Return True if the soft threshold has been crossed.

The soft threshold triggers early background compaction (non-blocking).

Parameters:

Name Type Description Default
tokens TokenUsage

Current cumulative token usage.

required
model ModelInfo

Model metadata providing context limit.

required

Returns:

Type Description
bool

True if tokens exceed soft_threshold_fraction * usable.

is_hard_overflow

is_hard_overflow(
    tokens: TokenUsage, model: ModelInfo
) -> bool

Return True if the hard threshold has been crossed.

The hard threshold means the current context must be compacted before the next LLM call to avoid an over-limit request.

Parameters:

Name Type Description Default
tokens TokenUsage

Current cumulative token usage.

required
model ModelInfo

Model metadata providing context limit.

required

Returns:

Type Description
bool

True if tokens exceed the full usable budget.

is_overflow

is_overflow(tokens: TokenUsage, model: ModelInfo) -> bool

Return True if compaction should be triggered (soft threshold check).

Preserved for backwards compatibility; delegates to :meth:is_soft_overflow.

Parameters:

Name Type Description Default
tokens TokenUsage

Current cumulative token usage for the session.

required
model ModelInfo

Model metadata providing context limit.

required

Returns:

Type Description
bool

True if tokens exceed the soft threshold.

check_and_trigger

check_and_trigger(
    session_id: str,
    tokens: TokenUsage,
    model: ModelInfo,
    abort: Event | None = None,
) -> bool

Check for overflow and trigger async background compaction if needed.

Non-blocking — schedules a background task and returns immediately. The task handle is stored in self._pending_task so callers can await or cancel it during shutdown.

Parameters:

Name Type Description Default
session_id str

The session to compact.

required
tokens TokenUsage

Current token usage.

required
model ModelInfo

Model info for overflow detection.

required
abort Event | None

Optional event to signal early termination.

None

Returns:

Type Description
bool

True if compaction was triggered, False otherwise.

wait_for_pending async

wait_for_pending() -> None

Await any in-flight background compaction task to natural completion, then clear it.

run_compaction async

run_compaction(
    session_id: str,
    abort: Event | None = None,
    model_override: str | None = None,
) -> CompactionResult

Run the full compaction protocol.
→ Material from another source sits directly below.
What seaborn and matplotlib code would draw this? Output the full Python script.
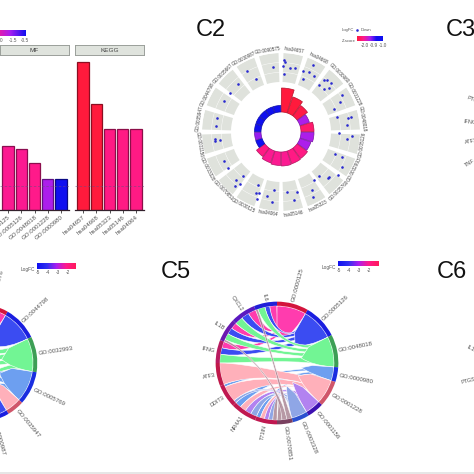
import numpy as np
import pandas as pd
import seaborn as sns
import matplotlib
matplotlib.use("Agg")
import matplotlib.pyplot as plt
from matplotlib.colors import LinearSegmentedColormap, Normalize, to_rgb
from matplotlib.patches import PathPatch, Wedge, Rectangle
from matplotlib.path import Path

# ---------- data ----------
mf_terms = ["GO:0000125", "GO:0005126", "GO:0048018", "GO:0001228", "GO:0000980"]
mf_values = [3.46, 3.30, 2.54, 1.68, 1.68]
mf_z = [-2.3, -2.3, -2.35, -1.7, -1.0]
kegg_terms = ["hsa04657", "hsa04668", "hsa05323", "hsa05146", "hsa04064"]
kegg_values = [8.0, 5.73, 4.38, 4.38, 4.38]
kegg_z = [-3.0, -3.0, -2.4, -2.4, -2.4]
threshold = 1.3

c2_labels = ["hsa04657", "hsa04668", "GO:0000980", "GO:0001228", "GO:0048018", "GO:0005126",
             "GO:0032993", "GO:0005769", "hsa05323", "hsa05146", "hsa04064", "GO:0000125",
             "GO:0070851", "GO:0003328", "GO:0001156", "GO:0035947", "GO:0044798", "GO:0005667",
             "GO:0000987", "GO:0090575"]
c2_bar_len = [24, 17, 13, 10, 13, 13, 11.5, 13, 13.5, 14, 13.5, 12.5, 10.5, 6.7, 6.5, 6.5, 6.5, 6.5, 6.5, 6.5]
c2_z = [-3, -3, -2.9, -1.7, -2.6, -1.7, -1.7, -2.4, -2.4, -2.3, -2.3, -2.3, -2.4,
        -1.0, -1.6, -1.0, -1.0, -1.0, -1.0, -1.0]
dot_angle = [2, 3, 1.5, 8, 12, 3, 20, 25, 26, 30, 23, 39, 39.5, 41.6, 46, 47, 45, 58.6, 62.7, 67, 78, 77.6,
             74.6, 84, 90.7, 93, 96.4, 112.7, 112, 120, 139, 133, 134.6, 127, 145, 152, 154, 174, 165, 169,
             192, 187, 187, 203, 202, 200, 200, 220.6, 223, 218, 220.6, 243, 235.7, 264, 262.4, 262.6,
             282, 275, 298, 307.6, 318, 331, 335, 353]
dot_level = [72, 70, 66, 65, 65, 58, 65, 66, 74, 65, 57.5, 60, 68, 69, 70, 65, 61, 71, 66, 58, 68, 72,
             58, 66, 58, 71, 66, 58, 66, 70, 58, 66, 66, 71, 58, 66, 72, 60, 62, 69,
             65.5, 58, 71, 58, 66, 65, 71.5, 58, 66, 66, 71, 64, 64.5, 66, 62, 67,
             65, 65, 65, 64, 65, 70, 59, 65]

c5_terms = ["GO:0000125", "GO:0005126", "GO:0048018", "GO:0000980", "GO:0001228",
            "GO:0001156", "GO:0003328", "GO:0070851"]
c5_term_size = [30, 33, 31, 14, 25, 16, 16, 15]
c5_genes = ["T73IN", "NR4A1", "DDIT3", "ATF3", "IFNG", "IL1B", "CXCL2", "IL6"]
c5_gene_size = [21, 25, 22, 22, 22, 22, 24, 22]
c5_links = [[0, 0, 0, 0, 3, 3, 3, 3],
            [0, 0, 0, 0, 3, 3, 3, 2],
            [0, 0, 0, 0, 4, 3, 3, 3],
            [1, 1, 1, 0, 0, 0, 0, 0],
            [1, 1, 6, 9, 0, 0, 0, 0],
            [1, 1, 0, 0, 0, 0, 0, 0],
            [1, 1, 1, 0, 0, 0, 0, 0],
            [1, 0, 0, 0, 0, 1, 0, 1]]
c5_ribbon = ["#ff3cae", "#3b4cf2", "#72f594", "#6d9ff0", "#ffb0ba", "#b282f0", "#8fa6e6", "#a5808f"]
c5_term_ring = ["#d3143c", "#1a1ee0", "#3d9f55", "#1a2ee0", "#d0566a", "#3d10b0", "#2a50d0", "#7a4060"]
c5_gene_ring = ["#c01850", "#c01850", "#c01850", "#c0184a", "#b81a60", "#6a18b0", "#5a18c0", "#2020d8"]

c4_terms = ["GO:0000976", "GO:0044798", "GO:0032993", "GO:0005769", "GO:0035947", "GO:0000987"]
c4_term_size = [30, 34, 35, 33, 17, 31]
c4_genes = ["TNF", "ATF3", "IFNG", "IL1B", "PTGS2"]
c4_gene_size = [36, 36, 36, 36, 36]
c4_links = [[0, 0, 0, 1, 1],
            [0, 0, 1, 1, 1],
            [1, 1, 1, 1, 0],
            [1, 1, 1, 0, 0],
            [1, 1, 0, 0, 0],
            [1, 1, 0, 0, 1]]
c4_ribbon = ["#ff3cae", "#3b4cf2", "#72f594", "#6d9ff0", "#ffb0ba", "#3b4cf2"]
c4_term_ring = ["#d3143c", "#1a1ee0", "#3d9f55", "#1a2ee0", "#d0566a", "#1a1ee0"]
c4_gene_ring = ["#c01850", "#c01850", "#b81a60", "#6a18b0", "#2020d8"]

c3_labels = ["PTGS2", "IFNG", "ATF3", "TNF"]
c6_labels = ["IL1B", "PTGS2"]

# ---------- style ----------
sns.set_theme(style="white")
plt.rcParams["font.family"] = ["Liberation Sans", "DejaVu Sans"]
W = H = 474
fig = plt.figure(figsize=(W / 100, H / 100), dpi=100, facecolor="white")
zcmap = LinearSegmentedColormap.from_list("z", ["#ff1a3c", "#ff1a8c", "#a81ef0", "#1010f0"])
znorm = Normalize(-3, -1)
TXT = "#555555"


def rect(x0, y0, x1, y1):
    return [x0 / W, 1 - y1 / H, (x1 - x0) / W, (y1 - y0) / H]


def ptext(x, y, s, size=4.4, color=TXT, **kw):
    kw.setdefault("va", "center")
    fig.text(x / W, 1 - y / H, s, fontsize=size, color=color, **kw)


def darker(c, f=0.55):
    return tuple(v * f for v in to_rgb(c))


def colorbar(x0, y0, x1, y1, colors, ticks):
    ax = fig.add_axes(rect(x0, y0, x1, y1))
    cm = LinearSegmentedColormap.from_list("b", colors)
    ax.imshow(np.linspace(0, 1, 128)[None, :], cmap=cm, aspect="auto")
    ax.axis("off")
    for x, s in ticks:
        ptext(x, y1 + 4, s, size=3.4, ha="center")


def bars(x0, x1, names, vals, zs, title):
    df = pd.DataFrame({"term": names, "value": vals})
    pal = {n: zcmap(znorm(z)) for n, z in zip(names, zs)}
    ax = fig.add_axes(rect(x0, 56, x1, 210))
    sns.barplot(data=df, x="term", y="value", hue="term", palette=pal, legend=False,
                dodge=False, width=0.84, saturation=1, ax=ax)
    for p in ax.patches:
        p.set_edgecolor(darker(p.get_facecolor()))
        p.set_linewidth(0.9)
    ax.axhline(threshold, color="#6a4a80", lw=0.6, ls=(0, (3, 2)), alpha=0.6)
    ax.set_xlim(-0.6, 4.6)
    ax.set_ylim(0, 154 / 18.5)
    ax.set_yticks([])
    ax.set_xlabel("")
    ax.set_ylabel("")
    ax.patch.set_alpha(0)
    sns.despine(ax=ax, left=True)
    ax.spines["bottom"].set_color("#33202c")
    ax.spines["bottom"].set_linewidth(0.9)
    ax.tick_params(axis="x", length=2, width=0.6, color="#333333", pad=1, bottom=True)
    ax.set_xticks(range(5))
    ax.set_xticklabels(names, rotation=40, ha="right", rotation_mode="anchor", fontsize=4.4, color=TXT)
    sa = fig.add_axes(rect(x0, 45, x1, 55))
    sa.set_facecolor("#dfe3dd")
    sa.set_xticks([])
    sa.set_yticks([])
    for s in sa.spines.values():
        s.set_color("#9a9f9a")
        s.set_linewidth(0.7)
    sa.text(0.5, 0.47, title, ha="center", va="center", fontsize=4.6, color="#444444", transform=sa.transAxes)


bars(0, 69, mf_terms, mf_values, mf_z, "MF")
bars(75, 144, kegg_terms, kegg_values, kegg_z, "KEGG")
colorbar(-6, 30, 26, 36, ["#ff1a8c", "#a81ef0", "#1010f0"], [(1, "0"), (13, "-1.5"), (25, "-0.5")])

# ---------- C2 ----------
cx, cy, R = 281, 132, 79
pax = fig.add_axes(rect(cx - R, cy - R, cx + R, cy + R), projection="polar")
pax.set_theta_zero_location("N")
pax.set_theta_direction(-1)
pax.set_rlim(0, R)
pax.axis("off")
n = len(c2_labels)
step = 2 * np.pi / n
gap = np.deg2rad(3.6)
th = (np.arange(n) + 0.5) * step
for lo, hi in [(50, 59.4), (59.8, 69.2), (69.6, 79)]:
    pax.bar(th, hi - lo, width=step - gap, bottom=lo, color="#dfe2dc", linewidth=0)
pax.bar(th, c2_bar_len, width=step - np.deg2rad(1.2), bottom=20,
        color=[zcmap(znorm(z)) for z in c2_z],
        edgecolor=[darker(zcmap(znorm(z)), 0.7) for z in c2_z], linewidth=0.5)
pax.scatter(np.deg2rad(dot_angle), dot_level, s=3.5, color="#2a2ad0", linewidths=0, zorder=3)
for t, lab in zip(th, c2_labels):
    deg = np.rad2deg(t)
    rot = -deg if (deg < 90 or deg > 270) else 180 - deg
    pax.text(t, 82.5, lab, fontsize=3.3, color="#444444", rotation=rot, rotation_mode="anchor",
             ha="center", va="center", clip_on=False)
ptext(342, 30, "LogFC", size=3.0)
pax2 = fig.add_axes(rect(355, 28, 359, 32))
sns.scatterplot(x=[0], y=[0], s=3.5, color="#2a2ad0", linewidth=0, ax=pax2, legend=False)
pax2.axis("off")
ptext(361, 30, "Down", size=3.0)
ptext(342, 41, "Z-score", size=3.0)
colorbar(357, 36, 383, 41, ["#ff1a3c", "#ff1a8c", "#a81ef0", "#1010f0", "#1010f0"],
         [(365, "-2.0"), (374, "-0.9"), (383, "-1.0")])


# ---------- chords ----------
def point(a, r=1.0):
    a = np.deg2rad(a)
    return np.array([r * np.sin(a), r * np.cos(a)])


def arc(a0, a1, r=0.97):
    return [point(a, r) for a in np.linspace(a0, a1, 12)]


def chord(px, py, rad, terms, tsize, genes, gsize, links, ribbon, tring, gring):
    lim = 1.6
    half = rad * lim
    ax = fig.add_axes(rect(px - half, py - half, px + half, py + half))
    ax.set_xlim(-lim, lim)
    ax.set_ylim(-lim, lim)
    ax.axis("off")
    ax.patch.set_alpha(0)
    L = np.array(links, float)
    tb = np.concatenate([[0], np.cumsum(tsize)]) * 180 / np.sum(tsize)
    gb = 180 + np.concatenate([[0], np.cumsum(gsize)]) * 180 / np.sum(gsize)
    tunit = (tb[1:] - tb[:-1]) / L.sum(axis=1)
    gunit = (gb[1:] - gb[:-1]) / L.sum(axis=0)
    tpos = {}
    for i in range(len(terms)):
        a = tb[i]
        for j in reversed(range(len(genes))):
            if L[i, j] > 0:
                tpos[i, j] = (a, a + L[i, j] * tunit[i])
                a += L[i, j] * tunit[i]
    gpos = {}
    for j in range(len(genes)):
        a = gb[j]
        for i in reversed(range(len(terms))):
            if L[i, j] > 0:
                gpos[i, j] = (a, a + L[i, j] * gunit[j])
                a += L[i, j] * gunit[j]
    for i in range(len(terms)):
        tmid = (tb[i] + tb[i + 1]) / 2
        c_t = point(tmid, 0.42)
        grey = i == len(terms) - 1 and len(terms) == 8
        for j in range(len(genes)):
            if L[i, j] <= 0:
                continue
            a0, a1 = tpos[i, j]
            b0, b1 = gpos[i, j]
            verts = arc(a0, a1)
            codes = [Path.MOVETO] + [Path.LINETO] * 11
            verts += [c_t, point(b0, 0.5), point(b0, 0.97)]
            codes += [Path.CURVE4] * 3
            verts += arc(b0, b1)[1:]
            codes += [Path.LINETO] * 11
            verts += [point(b1, 0.5), c_t, point(a0, 0.97)]
            codes += [Path.CURVE4] * 3
            ax.add_patch(PathPatch(Path(np.array(verts), codes), facecolor=ribbon[i],
                                   edgecolor="white", lw=0.4, alpha=0.8 if grey else 1))
        if not grey:
            # the solid fan where a term's links leave its arc together
            v = arc(tb[i], tb[i + 1], 0.965)
            c = [Path.MOVETO] + [Path.LINETO] * 11
            v += [point(tb[i + 1], 0.6), c_t, c_t, point(tb[i], 0.6), point(tb[i], 0.965)]
            c += [Path.CURVE3, Path.CURVE3, Path.CURVE3, Path.CURVE3, Path.LINETO]
            ax.add_patch(PathPatch(Path(np.array(v), c), facecolor=ribbon[i], edgecolor="white", lw=0.4))
    for bounds, cols in [(tb, tring), (gb, gring)]:
        for k, col in enumerate(cols):
            ax.add_patch(Wedge((0, 0), 1.04, 90 - bounds[k + 1], 90 - bounds[k], width=0.07,
                               facecolor=col, edgecolor="none"))
    for names, bounds in [(terms, tb), (genes, gb)]:
        for k, nm in enumerate(names):
            a = (bounds[k] + bounds[k + 1]) / 2
            x, y = point(a, 1.07)
            if a < 180:
                ax.text(x, y, nm, rotation=90 - a, ha="left", va="center", rotation_mode="anchor",
                        fontsize=4.4, color=TXT)
            else:
                ax.text(x, y, nm, rotation=270 - a, ha="right", va="center", rotation_mode="anchor",
                        fontsize=4.0, color=TXT)


chord(-22, 363, 57, c4_terms, c4_term_size, c4_genes, c4_gene_size, c4_links, c4_ribbon, c4_term_ring, c4_gene_ring)
chord(277, 363, 59, c5_terms, c5_term_size, c5_genes, c5_gene_size, c5_links, c5_ribbon, c5_term_ring, c5_gene_ring)

logfc = ["#1010f0", "#3030f0", "#a81ef0", "#ff1a8c", "#ff1a5c"]
ptext(21, 269, "LogFC", size=3.4)
colorbar(37, 263, 76, 269, logfc, [(38, "-5"), (48, "-4"), (58, "-3"), (68, "-2")])
ptext(322, 267, "LogFC", size=3.4)
colorbar(338, 261, 379, 266, logfc, [(339, "-5"), (349, "-4"), (359, "-3"), (369, "-2")])

# ---------- headings & cropped labels ----------
for x, y, s in [(196, 30, "C2"), (445.5, 30, "C3"), (160.5, 272, "C5"), (436.5, 272, "C6")]:
    ptext(x, y, s, size=17, color="#111111", ha="left")
for (x, y, rot), s in zip([(467, 98, -20), (464, 122, -6), (465, 143, 10), (465, 166, 30)], c3_labels):
    ptext(x, y, s, size=4.0, rotation=rot, rotation_mode="anchor", ha="left")
for (x, y, rot), s in zip([(467, 347, -28), (461, 383, 14)], c6_labels):
    ptext(x, y, s, size=4.0, rotation=rot, rotation_mode="anchor", ha="left")

fig.add_artist(Rectangle((0, 0), 1, 2 / H, transform=fig.transFigure, facecolor="#e6e6e6", edgecolor="none"))
fig.savefig("out.png", dpi=100)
Never raises.

Steps (per round, up to max_compaction_rounds): 1. Run tool output pruner (reduce input size first). 2. Summarise raw messages: level 1 → level 2 → level 3. 3. Condense accumulated summary nodes if still over budget: lvl 1→2→3. 4. If no progress was made, break early to avoid spinning.

Parameters:

Name Type Description Default
session_id str

The session to compact.

required
abort Event | None

Optional asyncio.Event — checked before each level attempt.

None
model_override str | None

Override compaction model (for testing).

None

Returns:

Type Description
CompactionResult

CompactionResult describing what happened.